On the way back I stopped in at the Woods Island Resettlement House in Benoit's Cove. It is a lovely little museum filled with artifacts and photos showing the history of the place. In fact, the museum itself is the greatest artifact, as it is a house that was floated across the bay during the resettlement period. Coincidentally, there was a lecture being delivered by Dr. Rainer Baehre when I stopped, as part of the CU Expo that the university in Corner Brook is hosting. Dr. Baehre has spent much time studying Woods Island and I hope to have a chat with him some day.

Historians and museums are, naturally enough, focused on the narrative elements of resettlement, and not surprisingly most of the art and literature about this period of Newfoundland history has also tended to be narrative, pictorial and representational. I want to take a different trajectory in my project by incorporating environmental, performative and ephemeral elements.

I spent my first evening, morning and afternoon on the island exploring the beaches looking for shards. There were many - I picked up a couple hundred, but I could easily have taken many, many more. And when I picked a spot bare all I had to do was wait for the tide to come in and go out again, and there would be a whole new trove revealed. This first excursion was all about figuring out what was possible and what I might want to do in the future. I built three structures - first a shard pile on a rock, then a circular arrangement on the sand, and finally a line along the beach parallel to the water's edge. This last one was the one I settled on - I arranged the shards from smallest to largest and waited for the tide to do its thing. The arrangement transformed from a sharp, linear object to a fuzzy, organic one. Size matters, of course, so the smaller pieces were more disturbed by the action of the water than the large ones.

Sunday, June 9, 2013

The day before the beginning

Tomorrow I will be starting this new project I call Shards.

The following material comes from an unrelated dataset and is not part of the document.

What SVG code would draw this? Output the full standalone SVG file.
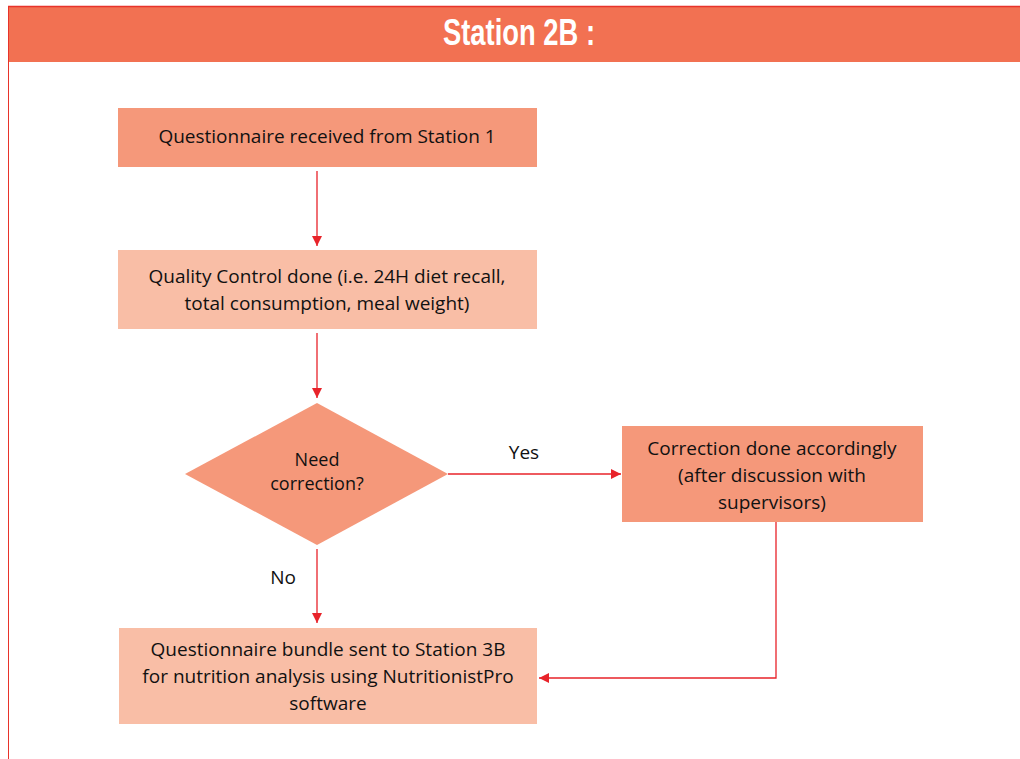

For the next few months I will be traveling in Newfoundland, exploring land and seascapes, and searching for pottery shards to photograph. In my experience they are abundant - in the past 500 years almost every cove on the island has been inhabited in one form or another, these people have left their trash behind, and the ceramic materials they left are still evident after all this time. But today is my last day of preparation. I am mostly ready, but still have a few things to do. Soon you can look forward to lots of images.